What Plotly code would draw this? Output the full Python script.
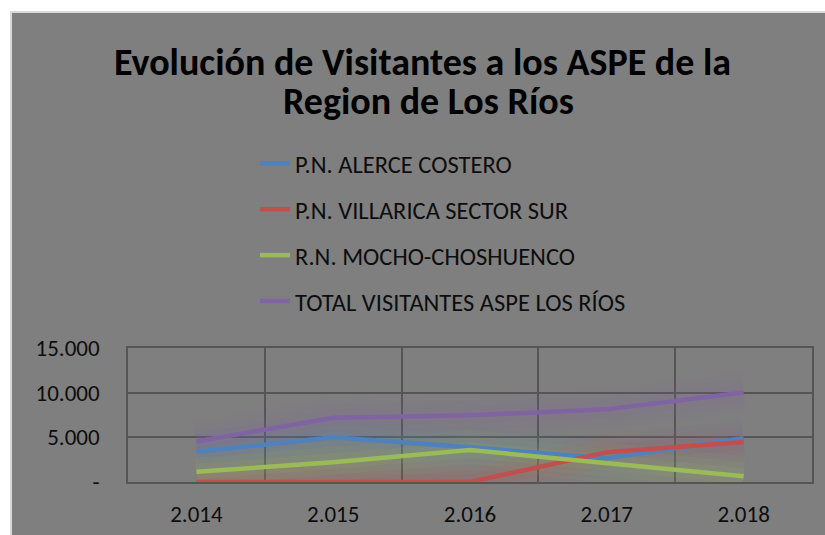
...
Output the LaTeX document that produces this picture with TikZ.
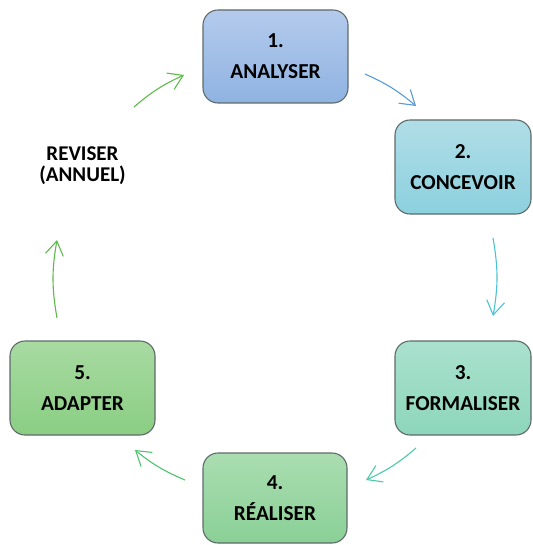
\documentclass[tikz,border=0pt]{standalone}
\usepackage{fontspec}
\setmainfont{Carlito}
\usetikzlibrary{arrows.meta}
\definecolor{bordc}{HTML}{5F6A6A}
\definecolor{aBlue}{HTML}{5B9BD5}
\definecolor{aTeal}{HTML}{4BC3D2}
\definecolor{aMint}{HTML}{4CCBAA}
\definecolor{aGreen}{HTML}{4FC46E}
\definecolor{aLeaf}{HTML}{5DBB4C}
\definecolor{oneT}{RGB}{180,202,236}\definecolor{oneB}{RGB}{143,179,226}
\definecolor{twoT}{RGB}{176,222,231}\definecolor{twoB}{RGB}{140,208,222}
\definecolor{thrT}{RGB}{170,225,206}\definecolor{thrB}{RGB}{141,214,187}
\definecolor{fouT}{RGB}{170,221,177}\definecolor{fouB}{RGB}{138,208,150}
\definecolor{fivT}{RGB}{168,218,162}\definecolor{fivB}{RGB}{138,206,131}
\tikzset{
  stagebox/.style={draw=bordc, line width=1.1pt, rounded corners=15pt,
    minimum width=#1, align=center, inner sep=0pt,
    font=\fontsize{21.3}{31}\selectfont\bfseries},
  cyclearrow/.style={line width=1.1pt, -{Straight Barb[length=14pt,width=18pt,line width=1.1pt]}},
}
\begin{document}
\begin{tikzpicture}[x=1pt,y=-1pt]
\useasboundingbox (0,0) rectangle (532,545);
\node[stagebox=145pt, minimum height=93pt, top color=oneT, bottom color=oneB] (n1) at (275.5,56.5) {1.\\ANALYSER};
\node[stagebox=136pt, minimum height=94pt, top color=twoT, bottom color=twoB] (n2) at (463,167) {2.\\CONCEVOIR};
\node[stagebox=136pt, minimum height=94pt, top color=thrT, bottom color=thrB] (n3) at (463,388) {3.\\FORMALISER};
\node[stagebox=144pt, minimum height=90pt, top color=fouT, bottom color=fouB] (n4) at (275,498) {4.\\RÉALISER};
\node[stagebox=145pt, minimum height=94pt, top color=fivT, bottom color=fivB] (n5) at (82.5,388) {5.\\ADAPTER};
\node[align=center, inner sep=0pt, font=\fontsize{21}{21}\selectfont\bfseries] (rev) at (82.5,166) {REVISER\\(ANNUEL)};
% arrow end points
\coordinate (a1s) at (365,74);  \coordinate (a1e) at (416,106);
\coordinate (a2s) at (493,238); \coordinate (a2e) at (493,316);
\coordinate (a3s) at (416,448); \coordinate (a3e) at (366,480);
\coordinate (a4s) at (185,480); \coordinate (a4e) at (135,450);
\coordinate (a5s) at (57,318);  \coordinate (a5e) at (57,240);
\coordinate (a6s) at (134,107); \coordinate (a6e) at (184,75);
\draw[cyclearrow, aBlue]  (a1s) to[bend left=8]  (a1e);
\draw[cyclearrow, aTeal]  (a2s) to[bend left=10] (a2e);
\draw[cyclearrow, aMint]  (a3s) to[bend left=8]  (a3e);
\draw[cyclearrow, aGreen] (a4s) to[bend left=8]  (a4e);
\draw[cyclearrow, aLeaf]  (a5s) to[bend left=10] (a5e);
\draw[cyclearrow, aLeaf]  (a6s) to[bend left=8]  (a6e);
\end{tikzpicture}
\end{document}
...
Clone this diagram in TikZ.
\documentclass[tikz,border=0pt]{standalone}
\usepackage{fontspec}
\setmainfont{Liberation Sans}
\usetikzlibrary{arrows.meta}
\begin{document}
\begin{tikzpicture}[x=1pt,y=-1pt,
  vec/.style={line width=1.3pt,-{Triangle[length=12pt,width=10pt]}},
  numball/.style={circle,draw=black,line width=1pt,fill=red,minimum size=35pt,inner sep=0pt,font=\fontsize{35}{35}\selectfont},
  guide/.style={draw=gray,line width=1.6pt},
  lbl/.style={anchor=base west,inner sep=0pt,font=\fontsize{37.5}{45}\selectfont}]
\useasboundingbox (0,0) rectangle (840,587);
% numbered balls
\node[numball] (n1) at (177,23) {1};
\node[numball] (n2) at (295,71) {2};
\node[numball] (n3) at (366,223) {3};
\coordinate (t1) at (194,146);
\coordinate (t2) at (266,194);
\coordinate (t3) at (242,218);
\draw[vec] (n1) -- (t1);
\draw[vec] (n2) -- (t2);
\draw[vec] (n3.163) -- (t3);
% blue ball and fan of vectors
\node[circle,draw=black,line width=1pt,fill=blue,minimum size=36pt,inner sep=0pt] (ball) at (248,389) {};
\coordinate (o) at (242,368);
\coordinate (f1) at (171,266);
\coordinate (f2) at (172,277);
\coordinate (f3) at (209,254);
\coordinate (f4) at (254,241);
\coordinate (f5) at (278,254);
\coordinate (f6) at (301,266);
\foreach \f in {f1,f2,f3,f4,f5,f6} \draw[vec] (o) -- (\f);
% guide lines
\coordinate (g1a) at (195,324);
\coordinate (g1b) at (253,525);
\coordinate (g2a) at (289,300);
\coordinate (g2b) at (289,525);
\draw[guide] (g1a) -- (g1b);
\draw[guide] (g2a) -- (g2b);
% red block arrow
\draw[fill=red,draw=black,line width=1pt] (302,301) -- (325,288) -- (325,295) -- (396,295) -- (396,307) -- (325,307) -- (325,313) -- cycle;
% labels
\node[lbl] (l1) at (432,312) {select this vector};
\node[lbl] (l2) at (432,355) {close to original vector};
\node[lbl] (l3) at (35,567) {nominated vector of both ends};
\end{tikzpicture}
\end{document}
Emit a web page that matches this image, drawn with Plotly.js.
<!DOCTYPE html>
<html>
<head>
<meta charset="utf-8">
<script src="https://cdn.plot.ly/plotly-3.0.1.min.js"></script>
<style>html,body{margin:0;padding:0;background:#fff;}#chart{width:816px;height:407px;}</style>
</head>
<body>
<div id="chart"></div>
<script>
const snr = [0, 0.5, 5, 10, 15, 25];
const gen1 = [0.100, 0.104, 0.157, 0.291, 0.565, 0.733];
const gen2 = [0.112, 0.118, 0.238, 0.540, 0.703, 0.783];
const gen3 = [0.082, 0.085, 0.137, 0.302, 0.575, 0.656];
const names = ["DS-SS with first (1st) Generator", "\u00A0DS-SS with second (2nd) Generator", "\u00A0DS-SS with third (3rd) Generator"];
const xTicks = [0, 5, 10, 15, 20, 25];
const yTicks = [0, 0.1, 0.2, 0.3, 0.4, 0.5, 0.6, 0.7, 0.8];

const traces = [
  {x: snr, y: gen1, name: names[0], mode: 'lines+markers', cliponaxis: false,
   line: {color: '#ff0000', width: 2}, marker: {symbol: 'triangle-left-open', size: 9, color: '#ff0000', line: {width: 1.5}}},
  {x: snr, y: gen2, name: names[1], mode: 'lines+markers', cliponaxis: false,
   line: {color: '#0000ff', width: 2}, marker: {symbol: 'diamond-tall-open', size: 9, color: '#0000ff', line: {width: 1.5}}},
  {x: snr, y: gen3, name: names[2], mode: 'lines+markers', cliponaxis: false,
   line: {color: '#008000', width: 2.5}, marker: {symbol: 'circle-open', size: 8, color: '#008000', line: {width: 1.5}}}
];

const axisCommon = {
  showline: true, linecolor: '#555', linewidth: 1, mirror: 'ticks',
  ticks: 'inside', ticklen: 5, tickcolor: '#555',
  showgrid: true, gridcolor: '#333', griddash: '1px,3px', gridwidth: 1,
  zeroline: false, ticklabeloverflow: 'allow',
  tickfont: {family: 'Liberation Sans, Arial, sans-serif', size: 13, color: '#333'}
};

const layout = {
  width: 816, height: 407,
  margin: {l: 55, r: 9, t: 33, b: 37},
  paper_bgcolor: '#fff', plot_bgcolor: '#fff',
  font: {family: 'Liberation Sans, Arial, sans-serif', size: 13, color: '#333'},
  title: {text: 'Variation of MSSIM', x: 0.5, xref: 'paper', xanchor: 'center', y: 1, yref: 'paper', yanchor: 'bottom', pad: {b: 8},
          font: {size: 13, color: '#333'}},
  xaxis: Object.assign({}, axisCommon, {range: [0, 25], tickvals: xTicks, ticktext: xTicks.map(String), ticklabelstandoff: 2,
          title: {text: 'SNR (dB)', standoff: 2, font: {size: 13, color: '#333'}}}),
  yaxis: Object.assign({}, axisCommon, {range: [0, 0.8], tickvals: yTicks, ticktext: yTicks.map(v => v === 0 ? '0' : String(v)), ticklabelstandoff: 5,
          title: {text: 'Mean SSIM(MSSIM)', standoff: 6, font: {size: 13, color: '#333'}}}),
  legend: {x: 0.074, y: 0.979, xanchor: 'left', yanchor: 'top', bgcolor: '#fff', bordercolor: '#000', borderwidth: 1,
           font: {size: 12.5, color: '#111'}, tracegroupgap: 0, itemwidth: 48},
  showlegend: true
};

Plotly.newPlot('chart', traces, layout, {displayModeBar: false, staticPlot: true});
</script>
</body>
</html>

* What the task requires:
Say how many lines of the data include the word "this". Respond with the number alone.

* Full response:
5